Obiter dicta (often simply
dicta, or
obiter) are remarks or observations made by a
judge that, although included in the body of the court's opinion, do not form a necessary part of the court's decision. In a court opinion,
obiter dicta include, but are not limited to, words "introduced by way of illustration, or analogy or argument".
[2] Unlike
ratio decidendi,
obiter dicta are not the subject of the judicial decision, even if they happen to be correct statements of law. The so-called
Wambaugh's Inversion Test provides that to determine whether a judicial statement is
ratio or
obiter, you should invert the argument, that is to say, ask whether the decision would have been different, had the statement been omitted. If so, the statement is crucial and is
ratio; whereas if it is not crucial, it is
obiter.
If a court rules that it lacks
jurisdiction to hear a case (or dismisses the case on a technicality), but still goes on to offer opinions on the merits of the case, such opinions may constitute
obiter dicta.
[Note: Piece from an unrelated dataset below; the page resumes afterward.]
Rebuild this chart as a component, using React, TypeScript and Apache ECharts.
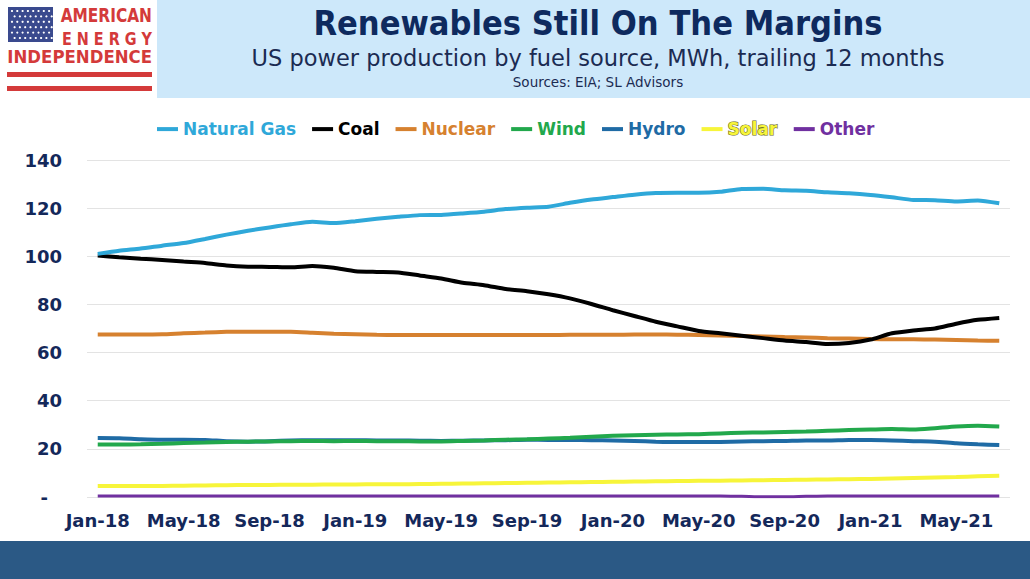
import React, { useEffect, useRef } from "react";
import * as echarts from "echarts";

const MONTHS = ["Jan", "Feb", "Mar", "Apr", "May", "Jun", "Jul", "Aug", "Sep", "Oct", "Nov", "Dec"];
const YEARS = ["18", "19", "20", "21"];
const CATEGORIES: string[] = [];
YEARS.forEach((y) => MONTHS.forEach((m) => CATEGORIES.push(m + "-" + y)));
CATEGORIES.length = 43; // Jan-18 .. Jul-21

const NATURAL_GAS = [101.0, 102.3, 103.2, 104.4, 105.5, 107.2, 109.0, 110.6, 112.0, 113.3,
  114.3, 113.8, 114.6, 115.6, 116.4, 117.1, 117.2, 117.8, 118.5, 119.6,
  120.2, 120.6, 122.2, 123.6, 124.6, 125.6, 126.3, 126.4, 126.4, 126.8,
  128.0, 128.1, 127.4, 127.2, 126.6, 126.2, 125.5, 124.5, 123.4, 123.3,
  122.8, 123.2, 122.0];
const COAL = [100.3, 99.6, 99.0, 98.5, 97.8, 97.2, 96.2, 95.7, 95.6, 95.4,
  96.0, 95.2, 93.8, 93.5, 93.3, 92.0, 90.8, 89.0, 88.0, 86.4,
  85.5, 84.2, 82.5, 80.2, 77.6, 75.2, 72.8, 70.9, 69.0, 68.0,
  67.0, 66.0, 65.0, 64.4, 63.6, 64.0, 65.4, 68.0, 69.2, 70.0,
  72.0, 73.6, 74.4];
const NUCLEAR = [67.5, 67.5, 67.5, 67.6, 68.0, 68.3, 68.6, 68.7, 68.7, 68.6,
  68.2, 67.8, 67.6, 67.4, 67.3, 67.3, 67.3, 67.3, 67.3, 67.3,
  67.3, 67.3, 67.4, 67.4, 67.4, 67.5, 67.5, 67.4, 67.3, 67.1,
  66.9, 66.7, 66.5, 66.3, 66.0, 65.8, 65.6, 65.5, 65.5, 65.4,
  65.2, 65.0, 64.9];
const WIND = [21.8, 21.8, 21.9, 22.1, 22.4, 22.6, 22.9, 23.0, 23.1, 23.2,
  23.3, 23.2, 23.3, 23.2, 23.2, 23.1, 23.1, 23.3, 23.5, 23.8,
  24.0, 24.3, 24.6, 25.0, 25.4, 25.7, 25.9, 26.0, 26.1, 26.4,
  26.7, 26.8, 27.0, 27.2, 27.5, 27.8, 28.0, 28.2, 28.0, 28.6,
  29.3, 29.6, 29.3];
const HYDRO = [24.5, 24.4, 24.0, 23.8, 23.8, 23.7, 23.2, 23.0, 23.2, 23.5,
  23.6, 23.6, 23.6, 23.5, 23.5, 23.4, 23.3, 23.4, 23.5, 23.6,
  23.8, 23.7, 23.7, 23.6, 23.5, 23.3, 23.0, 22.8, 22.8, 22.9,
  23.1, 23.2, 23.3, 23.5, 23.5, 23.7, 23.7, 23.5, 23.2, 23.0,
  22.3, 21.9, 21.6];
const SOLAR = [4.6, 4.6, 4.6, 4.6, 4.7, 4.8, 4.9, 5.0, 5.0, 5.1,
  5.1, 5.2, 5.2, 5.3, 5.3, 5.4, 5.5, 5.6, 5.7, 5.8,
  5.9, 6.0, 6.1, 6.2, 6.3, 6.4, 6.5, 6.6, 6.7, 6.8,
  6.9, 7.0, 7.1, 7.2, 7.3, 7.4, 7.5, 7.7, 7.9, 8.1,
  8.3, 8.6, 8.8];
const OTHER = [0.4, 0.4, 0.4, 0.4, 0.4, 0.4, 0.4, 0.4, 0.4, 0.4,
  0.4, 0.4, 0.4, 0.4, 0.4, 0.4, 0.4, 0.4, 0.4, 0.4,
  0.4, 0.4, 0.4, 0.4, 0.4, 0.4, 0.4, 0.4, 0.4, 0.4,
  0.3, 0.1, 0.1, 0.3, 0.4, 0.4, 0.4, 0.4, 0.4, 0.4,
  0.4, 0.4, 0.4];

const SERIES_NAMES = ["Natural Gas", "Coal", "Nuclear", "Wind", "Hydro", "Solar", "Other"];
const SERIES_DATA = [NATURAL_GAS, COAL, NUCLEAR, WIND, HYDRO, SOLAR, OTHER];
const SERIES_COLORS = ["#2FA8D9", "#000000", "#D6812F", "#22A84C", "#1F6BA5", "#F7F53A", "#7030A0"];

const Y_MIN = 0;
const Y_MAX = 140;
const Y_STEP = 20;

const FONT = "'DejaVu Sans', Verdana, sans-serif";
const NAVY = "#14285A";
const RED = "#D43A3A";

function txt(text: string, x: number, y: number, font: string, fill: string, align: string, scaleX = 1) {
  return {
    type: "text",
    x,
    y,
    scaleX,
    z: 2,
    style: { text, x: 0, y: 0, align, verticalAlign: "top", font, fill },
  };
}

function buildGraphics() {
  const g: any[] = [];
  // header band
  g.push({ type: "rect", shape: { x: 157, y: 0, width: 873, height: 98 }, style: { fill: "#CDE8FA" }, z: 0 });
  // bottom bar
  g.push({ type: "rect", shape: { x: 0, y: 541, width: 1030, height: 38 }, style: { fill: "#2B5985" }, z: 0 });
  // flag canton
  g.push({ type: "rect", shape: { x: 8, y: 7, width: 45, height: 35 }, style: { fill: "#3A4A8E" }, z: 1 });
  for (let r = 0; r < 6; r++) {
    for (let c = 0; c < 8; c++) {
      g.push({
        type: "circle",
        shape: { cx: 12 + c * 5.3 + (r % 2) * 2.6, cy: 11 + r * 5.4, r: 1.1 },
        style: { fill: "#FFFFFF" },
        z: 2,
      });
    }
  }
  // logo texts
  g.push(txt("AMERICAN", 152, 5, "bold 20px " + FONT, RED, "right", 0.77));
  g.push(txt("E N E R G Y", 152, 29.5, "bold 18px " + FONT, RED, "right", 0.8));
  g.push(txt("INDEPENDENCE", 152, 47.5, "bold 18px " + FONT, RED, "right", 0.92));
  g.push({ type: "rect", shape: { x: 7, y: 72, width: 145, height: 5 }, style: { fill: RED }, z: 1 });
  g.push({ type: "rect", shape: { x: 7, y: 86, width: 145, height: 5 }, style: { fill: RED }, z: 1 });
  // titles
  g.push(txt("Renewables Still On The Margins", 598, 7, "bold 33px " + FONT, "#0E2A5E", "center", 0.93));
  g.push(txt("US power production by fuel source, MWh, trailing 12 months", 598, 46, "22.5px " + FONT, "#1B2B52", "center"));
  g.push(txt("Sources: EIA; SL Advisors", 598, 74.5, "13.5px " + FONT, "#1B2B52", "center"));
  return g;
}

export default function App() {
  const ref = useRef<HTMLDivElement>(null);
  useEffect(() => {
    if (!ref.current) return;
    const chart = echarts.init(ref.current, null, { renderer: "svg" });
    chart.setOption({
      animation: false,
      backgroundColor: "#FFFFFF",
      graphic: buildGraphics(),
      legend: {
        left: 152,
        top: 115,
        icon: "rect",
        itemWidth: 21,
        itemHeight: 4,
        itemGap: 16,
        textStyle: { fontFamily: FONT, fontWeight: "bold", fontSize: 17 },
        data: SERIES_NAMES.map((n, i) => ({
          name: n,
          textStyle:
            n === "Solar"
              ? { color: SERIES_COLORS[i], textBorderColor: "#6B6B2A", textBorderWidth: 1.2 }
              : { color: SERIES_COLORS[i] },
        })),
      },
      grid: { left: 87, right: 20, top: 160, bottom: 82, containLabel: false },
      xAxis: {
        type: "category",
        data: CATEGORIES,
        boundaryGap: true,
        axisLine: { show: false },
        axisTick: { show: false },
        axisLabel: {
          interval: 3,
          margin: 14,
          color: NAVY,
          fontFamily: FONT,
          fontWeight: "bold",
          fontSize: 18,
        },
      },
      yAxis: {
        type: "value",
        min: Y_MIN,
        max: Y_MAX,
        interval: Y_STEP,
        axisLine: { show: false },
        axisTick: { show: false },
        splitLine: { lineStyle: { color: "#E3E3E3", width: 1 } },
        axisLabel: {
          margin: 25,
          color: NAVY,
          fontFamily: FONT,
          fontWeight: "bold",
          fontSize: 18,
          formatter: (v: number) => (v === 0 ? "{d|-}" : String(v)),
          rich: { d: { color: NAVY, fontFamily: FONT, fontWeight: "bold", fontSize: 18, padding: [0, 14, 0, 0] } },
        },
      },
      series: SERIES_NAMES.map((n, i) => ({
        name: n,
        type: "line",
        data: SERIES_DATA[i],
        showSymbol: false,
        symbol: "none",
        smooth: 0.2,
        lineStyle: { color: SERIES_COLORS[i], width: n === "Other" ? 3 : 4 },
        itemStyle: { color: SERIES_COLORS[i] },
        z: 10 - i,
      })),
    });
    return () => chart.dispose();
  }, []);
  return <div ref={ref} style={{ position: "absolute", left: 0, top: 0, width: 1030, height: 579 }} />;
}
Other instances of
obiter dicta may occur where a judge makes an aside to provide context for the opinion, or makes a thorough exploration of a relevant area of law. If a judge, by way of illumination, provides a hypothetical example, this would be obiter even if relevant because it would not be on the facts of the case, as in the
Carlill case (below).
In reaching decisions, courts sometimes quote passages of obiter dicta found in the texts of the opinions from prior cases, with or without acknowledging the quoted passage's status as obiter dicta. A quoted passage of obiter dicta may become part of the holding or ruling in a subsequent case, depending on what the latter court actually decided and how that court treated the principle embodied in the quoted passage.